You know how it is. You’re chillaxing at a memorial service of unprecedented international significance, you take a moment out to snap a “selfie” (a self-portrait snapped using a smartphone) and the world’s media blow it out of all proportion. That’s what happened to David Cameron, Barack Obama and Danish Prime Minister Helle Thorning-Schmidt, anyway. The trio have been heavily criticised in the media after they were caught photographing themselves together at a ceremony to mark the passing of iconic South African statesman Nelson Mandela yesterday.
Yet what was surprising about this lapse of judgement wasn’t its tastelessness so much as what it revealed about the three politicians’ sense of what is normal.
Like many things, the selfie is not as widespread as you would imagine it to be if you peruse the online media extensively. The Oxford English Dictionary may have declared it their word of the year but outside of a sixth form school disco you would be unlikely to see one in the wild. It is one of those concepts invented to fill space by the shadowy cabal of social media experts and TV producers who control British public life, like vajazzling or Nigel Farage.
Politicians' music taste—that classic media battleground—is another prime example. When forced to air their record collections in public, our leaders tend to fall at either end of a spectrum. Some come across as up to date but poorly-versed (read: hastily briefed), like Gordon Brown who claimed in 2006 to like indie noisemakers du jour The Arctic Monkeys but then could not name a single track from their debut album. Others come across as bland and removed, like Ed Miliband whose recent desert island discs choices were widely seen to betray a lack of any music taste whatsoever. Both extremes reveal a distance from the kind of ordinary daily routine which involves listening to a record because you like the sound of it.
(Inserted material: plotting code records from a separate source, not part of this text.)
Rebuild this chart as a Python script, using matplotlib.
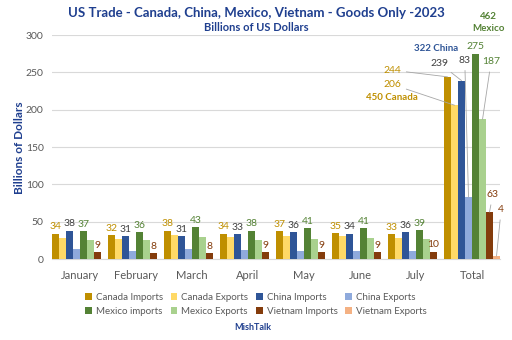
import matplotlib
matplotlib.use("Agg")
import matplotlib.pyplot as plt
import numpy as np

plt.rcParams['font.family'] = ['Lato', 'DejaVu Sans']

categories = ['January', 'February', 'March', 'April', 'May', 'June', 'July', 'Total']
series_names = ['Canada Imports', 'Canada Exports', 'China Imports', 'China Exports',
                'Mexico imports', 'Mexico Exports', 'Vietnam Imports', 'Vietnam Exports']

canada_imports = [34, 32, 38, 34, 37, 35, 33, 244]
canada_exports = [28, 27, 32, 29, 31, 31, 28, 206]
china_imports = [38, 31, 31, 33, 36, 34, 36, 239]
china_exports = [13, 11, 14, 12, 11, 11, 11, 83]
mexico_imports = [37, 36, 43, 38, 41, 41, 39, 275]
mexico_exports = [26, 25, 29, 25, 27, 28, 27, 187]
vietnam_imports = [9, 8, 8, 9, 9, 9, 10, 63]
vietnam_exports = [0.5, 0.5, 0.6, 0.6, 0.6, 0.6, 0.6, 4]

country_totals = {'Canada': 450, 'China': 322, 'Mexico': 462}

series = [canada_imports, canada_exports, china_imports, china_exports,
          mexico_imports, mexico_exports, vietnam_imports, vietnam_exports]
colors = ['#BF8F00', '#FFD966', '#2F5597', '#8FAADC',
          '#548235', '#A9D18E', '#843C0C', '#F4B183']
label_colors = {0: '#BF8F00', 2: '#404040', 4: '#548235', 6: '#843C0C'}

title_blue = '#1F3F8F'
grey = '#595959'

fig = plt.figure(figsize=(5.12, 3.4), dpi=100)
ax = fig.add_axes([0.1016, 0.238, 0.875, 0.659])

x = np.arange(len(categories))
w = 0.125
handles = []
for i, (vals, c) in enumerate(zip(series, colors)):
    xs = x + (i - 3.5) * w
    handles.append(ax.bar(xs, vals, width=w, color=c, label=series_names[i], zorder=3))
    # monthly value labels on the import series
    if i in label_colors:
        for xi, v in zip(xs[:-1], vals[:-1]):
            ax.text(xi, v + 3, f'{v:g}', ha='center', va='bottom',
                    fontsize=7.5, color=label_colors[i], zorder=4)

# labels for the Total group, with leader lines
t = len(categories) - 1
def bar_x(i):
    return t + (i - 3.5) * w

line_kw = dict(arrowstyle='-', color='#A6A6A6', lw=0.6, shrinkA=2, shrinkB=0)
total_labels = [
    (0, 5.57, 253, '#BF8F00'),
    (1, 5.57, 234, '#BF8F00'),
    (2, 6.42, 262, '#404040'),
    (3, 6.87, 266, '#404040'),
    (5, 7.34, 264, '#548235'),
    (6, 7.37, 86, '#843C0C'),
    (7, 7.52, 66, '#843C0C'),
]
for i, tx, ty, c in total_labels:
    v = series[i][t]
    ax.annotate(f'{v:g}', xy=(bar_x(i), v), xytext=(tx, ty),
                ha='center', va='center', fontsize=7.5, color=c,
                arrowprops=line_kw, annotation_clip=False, zorder=5)
ax.text(bar_x(4), mexico_imports[t] + 4, f'{mexico_imports[t]:g}', ha='center',
        va='bottom', fontsize=7.5, color='#548235')

ax.text(5.57, 217, f"{country_totals['Canada']} Canada", ha='center', va='center',
        fontsize=7, fontweight='bold', color='#BF8F00')
ax.text(6.36, 282, f"{country_totals['China']} China", ha='center', va='center',
        fontsize=7, fontweight='bold', color='#2F5597')
ax.text(7.29, 317, f"{country_totals['Mexico']}\nMexico", ha='center', va='center',
        fontsize=7, fontweight='bold', color='#548235', linespacing=1.5, clip_on=False)

ax.set_xlim(-0.5, len(categories) - 0.5)
ax.set_ylim(0, 300)
ax.set_yticks(np.arange(0, 301, 50))
ax.set_xticks(x)
ax.set_xticklabels(categories)
ax.tick_params(axis='both', length=0, colors=grey, labelsize=8)
ax.tick_params(axis='x', pad=8)
ax.tick_params(axis='y', labelsize=7.5, pad=6)
ax.grid(axis='y', color='#D9D9D9', lw=0.8, zorder=0)
for s in ['top', 'right', 'left']:
    ax.spines[s].set_visible(False)
ax.spines['bottom'].set_color('#D9D9D9')

fig.text(0.039, 0.565, 'Billions of Dollars', rotation=90, ha='center', va='center',
         fontsize=8.5, fontweight='bold', color=title_blue)

fig.text(0.5, 0.962, 'US Trade - Canada, China, Mexico, Vietnam - Goods Only -2023',
         ha='center', va='center', fontsize=9.5, fontweight='bold', color=title_blue)
fig.text(0.5, 0.918, 'Billions of US Dollars', ha='center', va='center',
         fontsize=8, fontweight='bold', color=title_blue)

# legend filled row by row
order = [0, 4, 1, 5, 2, 6, 3, 7]
fig.legend([handles[k] for k in order], [series_names[k] for k in order],
           loc='center', bbox_to_anchor=(0.5, 0.105), ncol=4, frameon=False,
           fontsize=7, labelcolor=grey, handlelength=0.7, handleheight=0.7,
           handletextpad=0.4, columnspacing=0.8, labelspacing=0.5)

fig.text(0.494, 0.038, 'MishTalk', ha='center', va='center', fontsize=6.5,
         fontweight='bold', color=title_blue)

fig.savefig('out.png', dpi=100)
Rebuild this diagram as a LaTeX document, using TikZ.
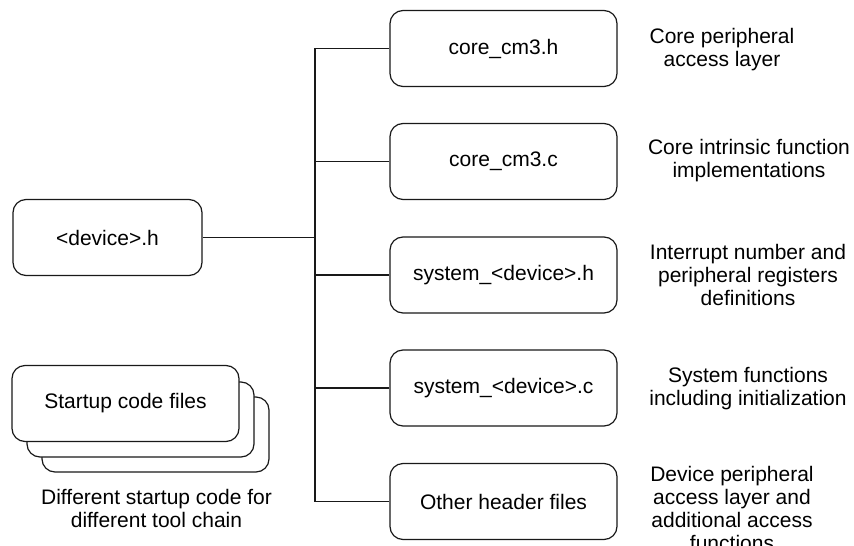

At some stage in the past year it's possible that Obama, Cameron and Thorning-Schmidt will have been handed a primer on the selfie prepared by sharp-jacketed young advisors. Naturally enough, they will have started to adopt the practice. Why not? Apparently everyone else is. It's humanising when you get it right, too—just like the barrage of sub-Hallmark christmas card efforts foisted on us in recent weeks.